911日の内閣改造から2カ月足らず、しかも1週間のうちに2人の重要閣僚が相次いで辞任に追い込まれた。菅原前経産相に続き、当時の河井法務大臣が「政治とカネ」の問題で政権を去ったのは10月末のこと。いずれも「文集砲」といわれる「週刊文春」の報道がきっかけだった。

河井法務相の辞任につながった疑惑とは何か。

週刊文春117日号によると、7月の参院選で初当選した河井氏の妻・案里氏の事務所が、選挙カーで投票を呼びかける、いわゆる「ウグイス嬢」13人に、公職選挙法で定められた上限である一人当たり15000円の倍の3万円の報酬を支払っていたという。

事実ならば、公職選挙法が禁じる典型的な運動員買収に当たる。有罪になれば、3年以下の懲役・禁固又は50万円以下の罰金。買収などの選挙違反は連座制が適用され、秘書だけでなく候補者も当選無効になる場合がある。

小野寺元防衛相の場合、地元の有権者に線香セット配ったということで書類送検され、結果的に公民権停止となった。小野寺氏は議員も辞め、しばらくは立候補もできなかった。

今回の一件について、河井氏は「私も妻もまったくあずかり知らないところ。しっかりと調査して説明責任を果たしてまいりたい」と発言していたが、河井氏は衆院当選7回のベテランで、案里氏の選挙活動も事実上仕切っていたと、週刊文春は指摘している。

また、案里氏も「記事には大変驚いているが、内容をよく確認し、事実関係の把握に努めたうえで説明責任を果たしていきたい」というコメントを出しているが、案里氏は広島県議を4期つとめ、県知事選にも出馬した政治家である。いずれにしても知らなかったでは済まされない。夫婦とも国会の場で説明責任を果たしてもらいたい。

今回辞任した2人は、菅官房長官の側近と言われている。自民党には、無派閥の菅氏を囲むグループがいくつかあり、河井氏は「向日葵(ひまわり)会」の世話人であり、菅原氏は「令和の会」の中心メンバー。初入閣できたのも「菅さんの後押しがあったからこそ」と言われているという。

自民党の中からも厳しい意見が出ている。船田元衆院議員は「第1次安倍政権の『辞任ドミノ』を想起させる状況。相当引き締めて手直しを図らないと政権運営は難しくなる」と危機感を募らせている。

ところが、2人の閣僚辞任のあとも閣僚による心ない失言が相次いでいる。

萩生田文科相が受験生の経済・地域格差を容認したと受け止められかねない「身の丈発言」で批判を浴びた。実はこの3人、二つの共通点がある。

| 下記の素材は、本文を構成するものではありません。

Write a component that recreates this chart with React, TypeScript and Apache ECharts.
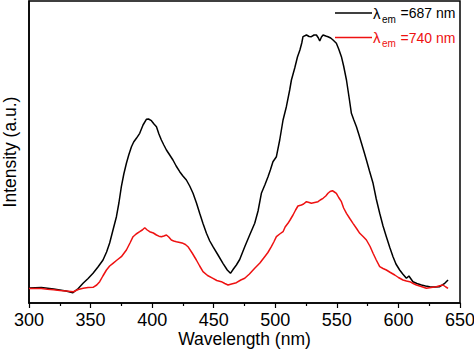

一つは、3人とも「首相補佐官」「官房副長官」として、安倍政権の官邸政治を支えた。

昨年、森友問題のシンポジウムでご一緒した前川元文科事務次官は「側用人政治」と表現していた。徳川将軍の権威を笠に着る人たち、田沼意次や柳沢吉保らをイメージしてもらえればいい。

もう一つは、3人とも「脛に傷持つ存在」だったこと。

菅原氏が選挙区の支援者に高級メロンを配っていたことが明らかになったのは10年前のこと。そのほかにも秘書給与のピンハネや有権者の買収なども指摘されていた。

河井氏も有権者へのジャガイモ贈与疑惑、秘書の残業代不払いとパワハラ問題が浮上していた。

萩生田氏も加計学園の獣医学部新設を巡り、「官邸は絶対にやると言っている」と対応を迫り、加計学園が有利になるよう特区のルール変更も指示された――という記録が文科省内で見つかっている。

もともと問題の多い議員だった3人をなぜ、入閣させたのか。「論功行賞」しかあり得ない。安倍一強の驕り、緩みを徹底的に改めるため、衆参予算委員会で質疑に真摯に応じていただきたい。